Secondly, why focus on the unboxing aspect of gadget ownership anyway? The fun of a microwave doesn’t come from yanking off the bubble wrap  and wiring on a plug. It comes from sticking a fork inside it and putting it on a high setting, or convincing an elderly neighbor that it’s actually a telephone for talking to God, and that God often talks back, particularly if you sing to Him. Perhaps, it’s because we all secretly know that technology is still a bit disappointing. An unboxing is all about the eternal promise, not the fiddly follow-through with the AA batteries and the dead pixels, and the crackling sound that won’t go away, no matter how hard you shake everything.

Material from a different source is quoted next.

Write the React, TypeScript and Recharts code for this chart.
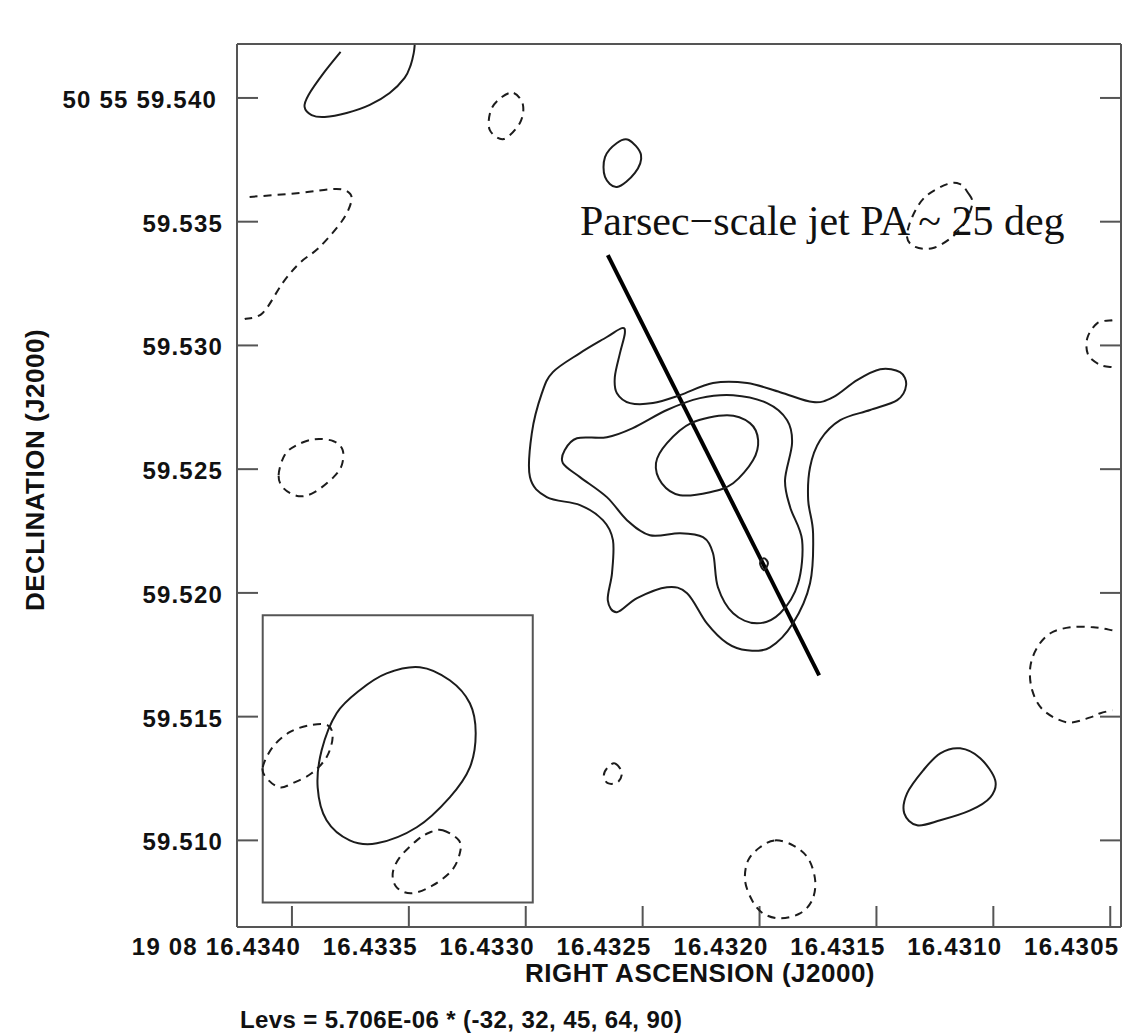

Finally, what kind of forces are we messing with here? What if some of these unboxing videos accidentally end up on a Voyager-style probe and get blasted into inter-galactic space? What if our ambassador to an advanced alien world isn’t Shakespeare, Beethoven or some fuckwit off of Radio 3, but is instead five minutes of Infinity Ward’s creative strategist Robert Bowling – or at least his hands and finely-made wrists—opening up the Prestige Edition of Modern Warfare 2 and cooing romantically as he flips through the art book? Whatever happens, unboxing’s too popular an activity to disappear now. The unboxers are victorious. It’s like George Orwell once said: If you want a picture of the future, imagine a man unpacking a Teasmaid—forever.